NOBTS President Chuck Kelley started his commencement address by congratulating the graduates for completing an intense course of study.
"Ancient Greek and Hebrew, church history, theology, Christian education -- so many things are right there at the top of your mind," he said.
But Kelley then challenged the graduates not to get distracted by the knowledge and experience they've gained through their students while losing sight of the centerpiece of who they are as ministers and graduates of New Orleans Seminary.
Kelley offered a comical example of losing focus by playing a video of the Indiana University a cappella group "Straight No Chaser" singing their version of "The 12 Days of Christmas." During the song, the group switches between tunes of popular Christmas songs without any warning.

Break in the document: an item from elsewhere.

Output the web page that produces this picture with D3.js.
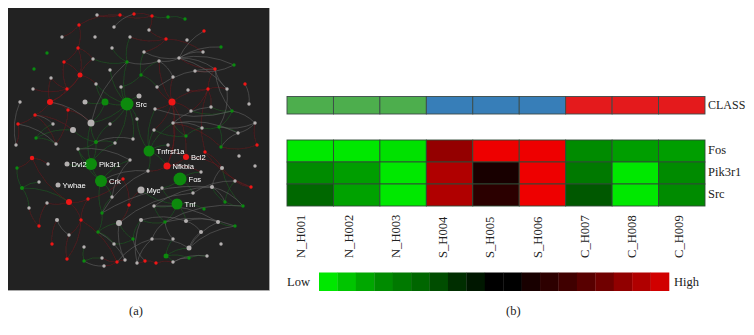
<!DOCTYPE html>
<html>
<head>
<meta charset="utf-8">
<script src="https://d3js.org/d3.v7.min.js"></script>
<style>
html, body { margin: 0; padding: 0; background: #fff; }
svg { display: block; }
</style>
</head>
<body>
<script>
// (a) network: [x, y, size], id = group letter + index
const redNodes = [[120,15],[134,14],[79,25],[78,48],[64,62],[80,75,2.5],[67,89],[50,102,3],[68,110],[35,115],[18,124],[152,16],[204,31],[166,39],[215,69],[245,84],[208,89],[172,102,3.5],[257,145],[32,158,2.2],[123,179],[88,199],[69,202,3],[129,205],[81,220],[39,226],[52,244],[67,259],[117,262],[186,157,3],[167,166,3.5],[251,187],[145,261],[156,263],[205,152]];
const greenNodes = [[47,53],[127,62],[34,69],[105,102,3.5],[127,104,6.5],[36,138],[96,142,2],[168,17],[185,19],[221,47],[234,65],[141,75],[232,111],[219,127],[186,136],[221,147],[149,151,5.5],[17,168],[91,164,6],[101,181,6],[22,188,2],[102,213],[98,232],[133,239],[84,261],[180,179,6.5],[177,204,5.5],[225,202],[204,209],[243,206],[165,222],[235,226],[166,256,2.5],[189,258]];
const grayNodes = [[97,15],[114,27],[62,37],[95,37],[130,37],[112,48],[93,59],[110,70],[51,78],[96,84],[121,87],[33,89],[85,102,2.5],[20,102],[91,123,3.5],[53,124],[110,124],[73,130,3],[133,139],[16,145],[56,144],[115,143],[78,149],[149,30],[187,40],[144,52],[203,52],[179,58],[159,61],[195,71],[173,77],[157,87],[188,90],[227,89],[139,96,2.5],[249,104],[211,107],[155,109],[191,111],[137,119],[173,123],[255,123],[202,128],[154,130],[238,133],[168,145],[48,164],[67,164,2.5],[130,160],[58,185,2.5],[39,182],[112,197],[47,203],[29,208],[57,220,2],[119,223,3],[69,235],[114,244],[84,247],[102,258],[125,260],[104,266],[239,156],[255,166],[222,168,2],[201,172],[148,171],[235,181],[141,190,3.5],[162,188],[212,187,2],[193,193],[154,206],[141,220,2],[186,221,2],[218,222,2],[201,232,2],[152,239],[173,239],[221,244],[189,248,2.5],[207,256],[173,262],[137,263]];

const redEdges = "r2-r3 r2-w2 r2-r0 r0-w0 r1-r11 r3-r5 r3-r4 r4-r5 r5-r6 r5-w9 r5-r7 r6-r7 r6-w8 r6-w11 r7-r8 r7-r9 r7-w8 r9-r10 r9-w17 r10-w19 r8-w14 r8-w20 r6-r4 r9-w20 r3-w6 r5-w6 r11-w23 r11-r0 r13-w23 r13-w4 r13-w26 r13-w25 r17-w30 r17-r16 r17-w31 r17-w28 r17-w40 r17-w37 r17-w38 r16-w33 r16-r14 r16-w32 r16-w36 r16-w38 r14-w29 r14-w27 r18-w41 r18-g15 r17-w43 w40-r30 w40-g15 r29-w45 r29-r30 r30-w66 r30-w65 r29-w64 r34-w64 r34-r16 r31-w67 r31-w64 r31-r34 r20-g19 r20-r23 r20-r21 r21-r22 r22-w52 r22-r19 r19-w46 r19-g17 r22-r24 r24-r21 r24-w56 r24-r27 r24-r28 r23-w68 r23-w55 r28-w59 r28-w61 r28-w60 r25-w53 r25-w52 r26-w54 r27-w56 r32-r33 r33-w82 r32-w83 r17-r29 r17-r30".split(" ");
const greenEdges = "g4-w14 g4-w16 g4-w10 g4-w7 g4-g1 g4-w9 g4-g3 g4-w18 g4-w21 g4-w39 g4-w34 g3-w12 g3-w14 g3-w9 g6-w14 g6-w22 g6-w21 g6-w16 g6-g18 g6-w17 g5-w15 g5-w20 g5-w17 g1-w5 g1-w4 g1-w6 g11-w25 g11-w28 g11-w31 g11-w10 g18-w14 g18-w22 g18-w47 g18-w21 g19-w22 g19-w51 g19-g18 g19-w48 g16-w37 g16-w43 g16-w40 g16-w45 g16-r30 g16-w66 g16-w39 g25-w69 g25-w71 g25-w65 g26-w69 g26-w72 g26-w68 g26-g30 g26-g28 g26-w74 g14-w43 g14-w40 g14-w42 g13-w42 g13-g15 g13-w44 g12-w36 g12-w38 g12-g13 g21-g19 g21-w51 g21-g22 g22-w55 g22-w57 g23-w55 g23-w73 g23-w57 g24-w58 g24-w59 g7-r11 g7-g8 g27-w67 g27-w70 g29-g27 g29-w64 g30-w73 g30-w72 g31-w75 g32-w80 g32-g33 g32-w82 g33-w81 g32-w78 g20-w50 g20-g17 g20-r22 g20-w53".split(" ");
const grayEdges = "w19-w13 r7-w14 r10-w20 r9-w15 w14-g1 w1-r1 w27-r12 w27-w26 w27-g9 w27-g10 w27-r14 w27-w25 w27-w28 w27-w33 r15-w35 w33-r14 w33-g13 g12-r14 g10-w29 g12-w37 w41-g13 w41-w44 w40-w42 w40-w36 w40-w44 g15-w44 w28-g1 w28-w30 w31-r14 w22-w48 g6-w18 w51-w48 g21-w70 w55-w71 g21-w66 g19-w66 w71-w67 w70-w64 w70-g27 w70-g29 w72-w70 w72-w75 g30-g31 w74-w75 w74-w76 w80-w76 w80-w75 w80-g31 w73-w74 g30-g29 w77-w80 w77-g30 w82-w81 w82-g33 w78-g30 w83-w77 w83-w73 r28-w77 r32-g23 w60-w55 w61-g24 w56-w54 g22-w60 g12-w41".split(" ");

const hubLabels = ["g4:Src","w47:Dvl2","g18:Pik3r1","g19:Crk","w49:Ywhae","g16:Tnfrsf1a","r29:Bcl2","r30:Nfkbia","g25:Fos","w68:Myc","g26:Tnf"];

// (b) heatmap
const samples = ["N_H001","N_H002","N_H003","S_H004","S_H005","S_H006","C_H007","C_H008","C_H009"];
const sampleClass = ["N","N","N","S","S","S","C","C","C"];
const genes = ["Fos","Pik3r1","Src"];
const fosValues = [-1,-1,-0.97,0.62,1,1,-0.6,-0.68,-0.68];
const pik3r1Values = [-0.6,-0.68,-1,0.74,0.1,1,-0.52,-1,-0.6];
const srcValues = [-0.45,-0.7,-1,0.74,0.18,1,-0.38,-1,-0.6];
const legendValues = [-1,-0.85,-0.72,-0.6,-0.52,-0.44,-0.33,-0.2,-0.1,0,0,0.1,0.19,0.27,0.37,0.47,0.61,0.74,0.88];

const svg = d3.select("body").append("svg").attr("width", 754).attr("height", 335);

// ---- network panel ----
const x = d3.scaleLinear().domain([8, 269]).range([8, 269]);
const y = d3.scaleLinear().domain([8, 290]).range([8, 290]);

svg.append("filter").attr("id", "soft")
    .attr("x", 0).attr("y", 0).attr("width", 1).attr("height", 1)
    .append("feGaussianBlur").attr("stdDeviation", 0.35);

svg.append("rect")
    .attr("x", x(8)).attr("y", y(8))
    .attr("width", x(269) - x(8)).attr("height", y(290) - y(8))
    .attr("fill", "#222222");

// thin grey edge along the bottom and right of the panel
svg.append("path")
    .attr("d", `M${x(8)},${y(290) + 0.5}H${x(269) + 0.5}V${y(8)}`)
    .attr("fill", "none")
    .attr("stroke", "#aaaaaa")
    .attr("stroke-width", 1);

const net = svg.append("g").attr("filter", "url(#soft)");

const nodes = new Map();
function addNodes(list, prefix, color) {
    list.forEach(function (d, i) {
        nodes.set(prefix + i, { id: prefix + i, px: d[0], py: d[1], size: d[2] || 1.7, color: color });
    });
}
addNodes(redNodes, "r", "#f01414");
addNodes(greenNodes, "g", "#0b8a0f");
addNodes(grayNodes, "w", "#b4b0b0");

function edgePath(e) {
    const ends = e.split("-");
    const a = nodes.get(ends[0]), b = nodes.get(ends[1]);
    const dist = Math.hypot(x(b.px) - x(a.px), y(b.py) - y(a.py));
    const radius = dist * 1.6;
    return `M${x(a.px)},${y(a.py)}A${radius},${radius} 0 0 1 ${x(b.px)},${y(b.py)}`;
}

function drawEdges(list, color) {
    net.append("g").selectAll("path")
        .data(list)
        .enter().append("path")
        .attr("d", edgePath)
        .attr("fill", "none")
        .attr("stroke", color)
        .attr("stroke-width", 0.6);
}
drawEdges(greenEdges, "#1c5a22");
drawEdges(redEdges, "#661a1d");
drawEdges(grayEdges, "#626262");

net.append("g").selectAll("circle")
    .data(Array.from(nodes.values()))
    .enter().append("circle")
    .attr("cx", d => x(d.px))
    .attr("cy", d => y(d.py))
    .attr("r", d => d.size)
    .attr("fill", d => d.color);

net.append("g").selectAll("text")
    .data(hubLabels)
    .enter().append("text")
    .attr("x", function (d) { const n = nodes.get(d.split(":")[0]); return x(n.px) + n.size + 2; })
    .attr("y", function (d) { return y(nodes.get(d.split(":")[0]).py); })
    .attr("dy", "0.35em")
    .attr("font-family", "Liberation Sans")
    .attr("font-size", 7.6)
    .attr("fill", "#ffffff")
    .text(d => d.split(":")[1]);

// ---- heatmap panel ----
const serif = "Liberation Serif";
const col = d3.scaleBand().domain(samples).range([287, 705]);
const row = d3.scaleBand().domain(genes).range([140, 206]);
const classColor = d3.scaleOrdinal().domain(["N","S","C"]).range(["#4dae4d","#377eb8","#e41a1c"]);
const heatColor = d3.scaleLinear().domain([-1, 0, 1]).range(["#00e800", "#000000", "#ee0000"]);
// sample labels sit on a slightly wider pitch than the cells
const labelPos = d3.scalePoint().domain(samples).range([301, 679]);

svg.append("g").selectAll("rect")
    .data(samples)
    .enter().append("rect")
    .attr("x", d => col(d))
    .attr("y", 96.5)
    .attr("width", col.bandwidth())
    .attr("height", 17.5)
    .attr("fill", (d, i) => classColor(sampleClass[i]))
    .attr("stroke", "#3c4a48")
    .attr("stroke-width", 0.9);

const geneValues = [fosValues, pik3r1Values, srcValues];
const heatRows = svg.append("g").selectAll("g")
    .data(genes)
    .enter().append("g");

heatRows.selectAll("rect")
    .data((g, i) => geneValues[i].map((v, j) => ({ gene: g, sample: samples[j], value: v })))
    .enter().append("rect")
    .attr("x", d => col(d.sample))
    .attr("y", d => row(d.gene))
    .attr("width", col.bandwidth())
    .attr("height", row.bandwidth())
    .attr("fill", d => heatColor(d.value))
    .attr("stroke", "#2f4a35")
    .attr("stroke-width", 0.9);

function sideLabel(text, px, py, size) {
    svg.append("text")
        .attr("x", px).attr("y", py).attr("dy", "0.35em")
        .attr("font-family", serif).attr("font-size", size).attr("fill", "#222")
        .text(text);
}
sideLabel("CLASS", 708, 104.5, 12);
genes.forEach(g => sideLabel(g, 708, row(g) + row.bandwidth() / 2 - 1, 12.5));

svg.append("g").selectAll("text")
    .data(samples)
    .enter().append("text")
    .attr("transform", d => `translate(${labelPos(d)},258) rotate(-90)`)
    .attr("dy", "0.35em")
    .attr("font-family", serif).attr("font-size", 12.6).attr("fill", "#222")
    .text(d => d);

// ---- colour key ----
const key = d3.scaleBand().domain(d3.range(legendValues.length)).range([319, 669]);
svg.append("g").selectAll("rect")
    .data(legendValues)
    .enter().append("rect")
    .attr("x", (d, i) => key(i))
    .attr("y", 272.5)
    .attr("width", key.bandwidth() + 0.3)
    .attr("height", 18.5)
    .attr("fill", d => heatColor(d));

sideLabel("Low", 287, 282, 12.5);
sideLabel("High", 674, 282, 12.5);
sideLabel("(a)", 129, 311, 12.5);
sideLabel("(b)", 506, 311, 12.5);
</script>
</body>
</html>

"That's not exactly as it was designed," Kelley said after the song had played. "It's always important, not simply that you have all these things you've learned rolling around your mind, but that you 'get them.' That you understand the essence of the whole of what you learned and why you came here."
That centerpiece, Kelley said, is summed up in the Apostle Paul's first letter to the church at Corinth.

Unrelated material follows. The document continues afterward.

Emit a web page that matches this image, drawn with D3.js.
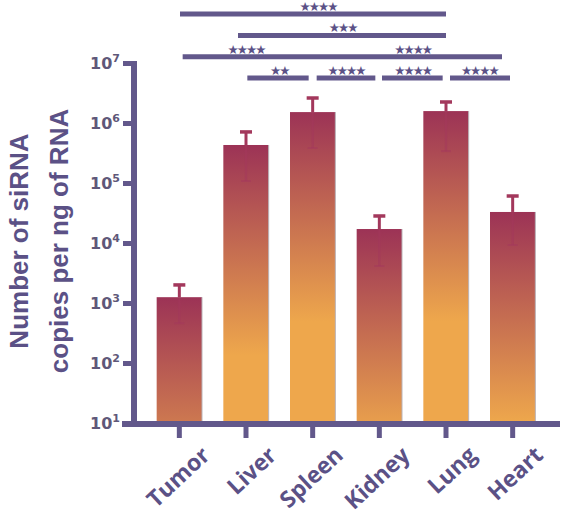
<!DOCTYPE html>
<html>
<head>
<meta charset="utf-8">
<script src="https://cdn.jsdelivr.net/npm/d3@7"></script>
<style>
  body { margin: 0; background: #fff; }
  svg { display: block; }
</style>
</head>
<body>
<svg id="chart" width="568" height="515"></svg>
<script>
const organs = ["Tumor", "Liver", "Spleen", "Kidney", "Lung", "Heart"];
const copies = [1250, 430000, 1520000, 17100, 1580000, 32900];
const errHigh = [2000, 710000, 2610000, 28200, 2240000, 60700];
const errLow = [460, 108000, 383000, 4140, 341000, 9260];
const decades = [10, 100, 1e3, 1e4, 1e5, 1e6, 1e7];

// significance bars: [from index, to index, row (0 = lowest), stars, star positions]
const sigFrom = [0.01, 0.88, 0.05, 1.02, 2.06, 3.04, 4.06];
const sigTo = [4.0, 4.0, 4.84, 1.94, 2.94, 3.95, 4.96];
const sigRow = [3, 2, 1, 0, 0, 0, 0];
const sigStars = ["****", "***", "****", "**", "****", "****", "****"];
const sigAt = [[2.08], [2.45], [1.0, 3.5], [1.5], [2.5], [3.5], [4.5]];

const purple = "#62588b";
const textPurple = "#5b5186";
const errColor = "#a3385c";

var svg = d3.select("#chart");
var axisX = 134;

var x = d3.scaleBand().domain(organs).range([146, 546]).paddingInner(0.32).paddingOuter(0.16);
var y = d3.scaleLog().domain([10, 1e7]).range([423, 63]);

function pos(i) {
  return x(organs[0]) + x.bandwidth() / 2 + i * x.step();
}

var defs = svg.append("defs");

// bars, each with its own gradient running from its top
organs.forEach((o, i) => {
  var top = y(copies[i]);
  var grad = defs.append("linearGradient")
    .attr("id", "grad" + i)
    .attr("gradientUnits", "userSpaceOnUse")
    .attr("x1", 0).attr("x2", 0)
    .attr("y1", top).attr("y2", top + 210);
  grad.append("stop").attr("offset", 0).attr("stop-color", "#9c3356");
  grad.append("stop").attr("offset", 1).attr("stop-color", "#eea74c");

  svg.append("rect")
    .attr("x", x(o))
    .attr("y", top)
    .attr("width", x.bandwidth())
    .attr("height", y(10) - top)
    .attr("fill", "url(#grad" + i + ")");
  svg.append("line")
    .attr("x1", x(o) + x.bandwidth()).attr("x2", x(o) + x.bandwidth())
    .attr("y1", top).attr("y2", y(10))
    .attr("stroke", "#b9b3b8")
    .attr("stroke-width", 1);
});

// error bars
organs.forEach((o, i) => {
  var cx = x(o) + x.bandwidth() / 2;
  svg.append("line")
    .attr("x1", cx).attr("x2", cx)
    .attr("y1", y(copies[i])).attr("y2", y(errLow[i]))
    .attr("stroke", errColor).attr("stroke-opacity", 0.5).attr("stroke-width", 2.5);
  svg.append("line")
    .attr("x1", cx - 5).attr("x2", cx + 5)
    .attr("y1", y(errLow[i])).attr("y2", y(errLow[i]))
    .attr("stroke", errColor).attr("stroke-opacity", 0.5).attr("stroke-width", 2);
  svg.append("line")
    .attr("x1", cx).attr("x2", cx)
    .attr("y1", y(copies[i])).attr("y2", y(errHigh[i]))
    .attr("stroke", errColor).attr("stroke-width", 3);
  svg.append("line")
    .attr("x1", cx - 6).attr("x2", cx + 6)
    .attr("y1", y(errHigh[i])).attr("y2", y(errHigh[i]))
    .attr("stroke", errColor).attr("stroke-width", 3.5);
});

// y axis
var yAxis = svg.append("g")
  .attr("transform", `translate(${axisX},0)`)
  .call(d3.axisLeft(y).tickValues(decades).tickSize(11).tickSizeOuter(0).tickPadding(3).tickFormat(""));
yAxis.select(".domain").attr("stroke", purple).attr("stroke-width", 6)
  .attr("d", `M0,${y(1e7) - 2}V${y(10) + 3}`);
yAxis.selectAll(".tick line").attr("stroke", purple).attr("stroke-width", 5);
yAxis.selectAll(".tick text").each(function(d) {
  var t = d3.select(this)
    .attr("fill", "#5f5879")
    .attr("font-family", "DejaVu Sans, sans-serif")
    .attr("font-weight", "bold")
    .attr("font-size", 16);
  t.append("tspan").attr("font-size", 16).text("10");
  t.append("tspan").attr("dy", -7).attr("font-size", 11).text(Math.round(Math.log10(d)));
});

// x axis
var xAxis = svg.append("g")
  .attr("transform", `translate(0,${y(10) + 1})`)
  .call(d3.axisBottom(x).tickSize(14).tickSizeOuter(0).tickFormat(""));
xAxis.select(".domain").attr("stroke", purple).attr("stroke-width", 6)
  .attr("d", `M${axisX - 12},0H560`);
xAxis.selectAll(".tick line").attr("stroke", purple).attr("stroke-width", 5);

svg.append("g").selectAll("text")
  .data(organs)
  .join("text")
  .attr("transform", d => `translate(${x(d) + x.bandwidth() / 2 + 32},${y(10) + 34}) rotate(-43)`)
  .attr("text-anchor", "end")
  .attr("fill", textPurple)
  .attr("font-family", "Open Sans, sans-serif")
  .attr("font-weight", "bold")
  .attr("font-size", 23)
  .text(d => d);

// y axis title
var title = svg.append("text")
  .attr("transform", "translate(28,241) rotate(-90)")
  .attr("text-anchor", "middle")
  .attr("fill", textPurple)
  .attr("font-family", "Liberation Sans, Arial, sans-serif")
  .attr("font-weight", "bold")
  .attr("font-size", 26);
title.append("tspan").attr("x", 0).attr("y", 0).text("Number of siRNA");
title.append("tspan").attr("x", 0).attr("y", 40).text("copies per ng of RNA");

// significance brackets
var rowY = r => 78 - r * 21.3;
sigFrom.forEach((f, k) => {
  svg.append("line")
    .attr("x1", pos(f)).attr("x2", pos(sigTo[k]))
    .attr("y1", rowY(sigRow[k])).attr("y2", rowY(sigRow[k]))
    .attr("stroke", purple).attr("stroke-width", 5);
  sigAt[k].forEach(a => {
    svg.append("text")
      .attr("x", pos(a))
      .attr("y", rowY(sigRow[k]) - 3)
      .attr("text-anchor", "middle")
      .attr("fill", textPurple)
      .attr("font-family", "DejaVu Sans, sans-serif")
      .attr("font-size", 12.5)
      .attr("letter-spacing", -2)
      .text(sigStars[k].replace(/\*/g, "\u2605"));
  });
});
</script>
</body>
</html>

Kelley read from 1 Corinthians 15, beginning in verse 3: "For I delivered to you as of first importance what I also received, that Christ died for our sins according to the Scriptures, and that he was buried, and that he was raised on the third day according to the Scriptures, and that he appeared to Cephas, then to the twelve. And then he appeared to more than 500 of the brothers at one time, most of whom are still alive, but some have fallen asleep. And then he appeared to James, then to all the Apostles. And last of all, as to one untimely born, he appeared also to me."

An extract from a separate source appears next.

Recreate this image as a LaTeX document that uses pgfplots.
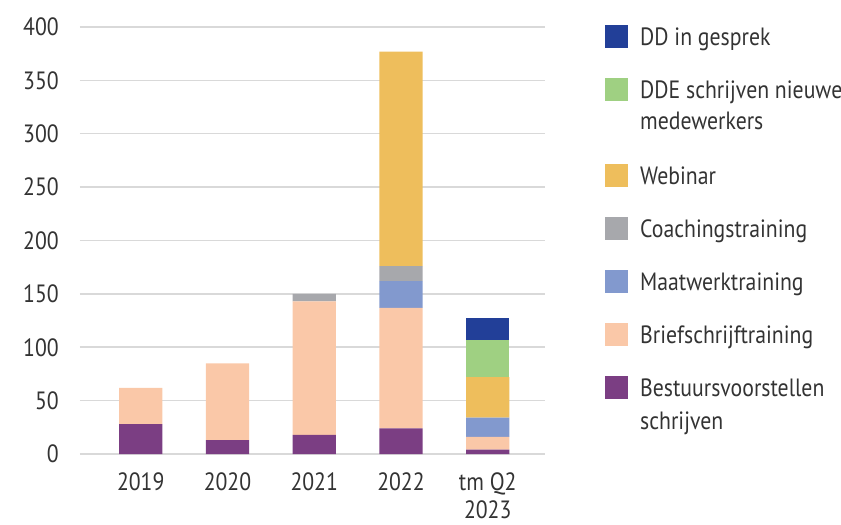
\documentclass[border=0pt]{standalone}
\usepackage{fontspec}
\setmainfont[FakeStretch=0.87]{PT Sans}
\usepackage{pgfplots}
\pgfplotsset{compat=1.18}
\usepackage{pgfplotstable}
\definecolor{cBest}{HTML}{7B3E83}
\definecolor{cBrief}{HTML}{FAC8A8}
\definecolor{cMaat}{HTML}{8299CE}
\definecolor{cCoach}{HTML}{A7A8AC}
\definecolor{cWeb}{HTML}{EEBE5C}
\definecolor{cDDE}{HTML}{9FD082}
\definecolor{cDD}{HTML}{223F98}
\definecolor{cGrid}{HTML}{D9D9D9}
\definecolor{cText}{HTML}{333333}
% legend swatch with invisible extent: #2 depth below baseline, #3 height above
\newcommand\sw[3]{\fill[#1, draw=none] (0bp,-3bp) rectangle (23bp,20bp); \path[draw=none, fill=none] (0bp,-#2) -- (0bp,#3);}
\newcommand\ew[2]{\path[draw=none, fill=none] (0bp,-#1) -- (23bp,#2);}
\pgfplotstableread{
x Best Brief Maat Coach Web DDE DD
0 28 34 0 0 0 0 0
1 13 72 0 0 0 0 0
2 18 125 0 7 0 0 0
3 24 113 25 14 201 0 0
4 4 12 18 0 38 35 20
}\data
\begin{document}
\begin{tikzpicture}[font=\fontsize{25bp}{32bp}\selectfont, text=cText]
\useasboundingbox (-80bp,-71bp) rectangle (761bp,454bp);
\begin{axis}[
  scale only axis, width=465bp, height=427bp,
  ybar stacked, bar width=0.5,
  xmin=-0.7, xmax=4.66, ymin=0, ymax=400,
  ytick={0,50,...,400},
  xtick={0,1,2,3,4},
  xticklabels={2019,2020,2021,2022,{tm Q2\\2023}},
  /pgf/number format/assume math mode=true,
  axis line style={draw=none},
  major tick length=0pt,
  ymajorgrids, grid style={cGrid, line width=1.5bp},
  tick label style={font=\fontsize{25bp}{28bp}\selectfont, text=cText, inner sep=0pt},
  yticklabel style={anchor=east, xshift=-21bp},
  xticklabel style={anchor=north, yshift=-18bp, align=center},
  legend cell align=left,
  legend style={at={(1.129,1.0047)}, anchor=north west, draw=none, fill=none, inner sep=0pt,
    font=\fontsize{25bp}{32bp}\selectfont, text=cText,
    row sep=0pt, nodes={inner sep=0pt}, cells={anchor=base west},
    /tikz/every odd column/.append style={column sep=12bp}},
  reverse legend,
]
\addlegendimage{legend image code/.code={\ew{35bp}{24bp}}}
\addlegendentry{schrijven}
\addplot[fill=cBest, draw=none, legend image code/.code={\sw{cBest}{9bp}{20bp}}] table[x=x,y=Best]{\data};
\addlegendentry{Bestuursvoorstellen}
\addplot[fill=cBrief, draw=none, legend image code/.code={\sw{cBrief}{33bp}{19bp}}] table[x=x,y=Brief]{\data};
\addlegendentry{Briefschrijftraining}
\addplot[fill=cMaat, draw=none, legend image code/.code={\sw{cMaat}{33bp}{20bp}}] table[x=x,y=Maat]{\data};
\addlegendentry{Maatwerktraining}
\addplot[fill=cCoach, draw=none, legend image code/.code={\sw{cCoach}{33bp}{20bp}}] table[x=x,y=Coach]{\data};
\addlegendentry{Coachingstraining}
\addplot[fill=cWeb, draw=none, legend image code/.code={\sw{cWeb}{33bp}{20bp}}] table[x=x,y=Web]{\data};
\addlegendentry{Webinar}
\addlegendimage{legend image code/.code={\ew{35bp}{24bp}}}
\addlegendentry{medewerkers}
\addplot[fill=cDDE, draw=none, legend image code/.code={\sw{cDDE}{7bp}{20bp}}] table[x=x,y=DDE]{\data};
\addlegendentry{DDE schrijven nieuwe}
\addplot[fill=cDD, draw=none, legend image code/.code={\sw{cDD}{33bp}{20bp}}] table[x=x,y=DD]{\data};
\addlegendentry{DD in gesprek}
\end{axis}
\end{tikzpicture}
\end{document}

Kelley reiterated, "Christ died for our sins, was buried, He rose from the dead," noting that "the point Paul makes over and over again in that great passage is that it was witness. ... It is for this purpose that you have been trained and taught and commissioned. To be that living witness of Jesus."
The reality of Jesus' resurrection is central to each person's calling, Kelley said, and it's central to what it means to be involved in New Orleans Seminary.
"We are NOBTS," Kelley said. "We will not be known by our potential, our intellect, our ability or our bank account. We will be known as those men and women whom God called out for service, and we said yes. We are NOBTS."
That identity applies also to the seminary's location in New Orleans, Kelley said.
"You could've taken an easier route for seminary. You could've gone to a city that's a lot more Baptist than New Orleans," he said. "You could've done just school instead of leading a church ... but we are NOBTS and we don't wait to fulfill the Great Commission."
That sense of identity impacts even the partnerships the seminary has forged over the years, Kelley said. From a partnership with Bethel Colony South, an organization that ministers to men and women suffering from addiction to drugs and alcohol, to the seminary's training programs in prisons in three states, NOBTS is active, as Kelley put it, "punching holes in the darkness where the darkness is darkest."
"We are NOBTS, and we go where God sends us," he said. "We go with a very particular message: Jesus is alive. And that is so crucial, because if Jesus is alive, that means the stain of sin has no permanent hold on any human heart. Jesus washes it clean."
That's what makes the task of ministry so different from professions like the medical field and the law, Kelley said.
"Doctors can give people medicine and perform surgery and help people get better physically, but you have Jesus the surgeon of the soul who can transform lives," Kelley said. "Lawyers sort things out about who's responsible for what, but you prepare people to stand before the judgment seat of God with the confidence knowing that He will pronounce them His child."
Concluding his message, Kelley stated: "You have been chosen. You said yes. We are NOBTS."
Frank Michael McCormack is a writer for New Orleans Baptist Theological Seminary.